Emerging markets are typically something of an exotic afterthought in the financial press. When things in the home market are dull, suddenly reporters are sent all over the globe to interview the "Indian Warren Buffett" or the "Chilean George Soros".

On the other hand, when times get tough back at home, these once-hot markets are largely forgotten. So, while the American news media has been following the travails of Goldman Sachs (NYSE:GS), Citigroup (NYSE:C), Wachovia (NYSE:WB), and the like with rapt attention, the banking problems in the rest of the world have received less ink.

When you look at the earnings report from India's ICICI Bank (NYSE:IBN), though, it's pretty clear that the credit crisis is not only an American or Western phenomenon.

The Tangled Details
ICICI Bank's income statement highlights one of the problems of bank stocks; it can be something of a challenge to figure out what the heck is actually going on. For instance, net interest income was up 20% this quarter and that sounds great, but interest earned was up by a less-impressive 4%. Likewise, operating expenses fell 12% (and that's good), but the cost of non-performing assets jumped. All in all, net income rose by 1% from the year-ago period; mediocre in a normal environment, but maybe not so bad in the middle of a bank industry meltdown. (Discover how to evaluate financial institutions in Analyzing A Bank's Financial Statements.)

Looking elsewhere, loans were up 7% as the company balanced good growth in non-retail lending (up 31%) and international lending (up 56%) with a 6% drop in retail lending (with mortgage lending down 5%). On the other side, deposits fell by 2% from the year-ago level. The company ended this quarter with a loan-deposit ratio of close to 100%.

Enter the Crisis
ICICI Bank has definitely seen the same sorts of problems as other banks around the world. Consumer lending exploded in India and delinquencies are starting to rise, bad news for providers like ICICI, Citigroup, HSBC (NYSE:HBC) and HDFC Bank (NYSE:HDB). Likewise, investors have started to worry about the bank's investments; the company had only a small exposure to Lehman Brothers, but that hasn't stopped worries about exposure to other entities like AIG (NYSE:AIG).
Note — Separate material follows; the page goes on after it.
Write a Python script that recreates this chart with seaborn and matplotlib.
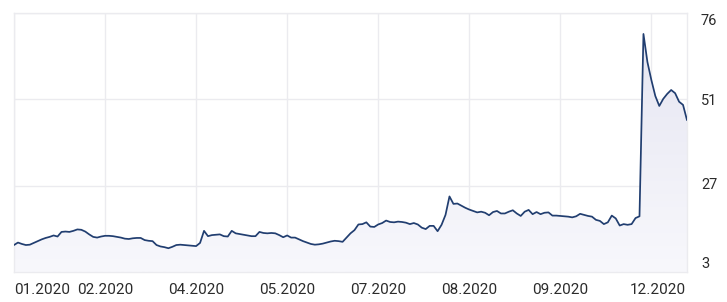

You can see the concern investors have about ICICI Bank in the cost of its credit default swaps (CDS). CDS spreads were below 100 for most of 2007, but hit 300 during the summer. Recently, the spreads exceed 1,600, and that represents an incredible jump in the cost of external financing for ICICI. With credit losses rising and deposits shrinking, that's a danger, even if some of the increase is due to a global freeze-up in credit availability and risk appetite. (For an easy to understand explanation on how these swaps work, read The Barnyard Basics of Derivatives.)

A Real Opportunity, With Real Risks
I like to value bank stocks, in part, on the basis of a model that uses return on equity (ROE) as the primary driver. Using that model, it appears that as long ICICI can achieve a long-term ROE of 12% (or better), the stock is undervalued today by at least a double-digit percentage amount.

Now, I think the current consensus target price (as calculated by Yahoo Finance) of $48 is a little naive and overheated, but I do see long-term potential here. Investors should realize, though, that the recession and credit crunch aren't over yet, and another bad day or two could see this stock down retesting its lows. If you can live with that volatility, then there's a lot to like in one of India's largest banking franchises.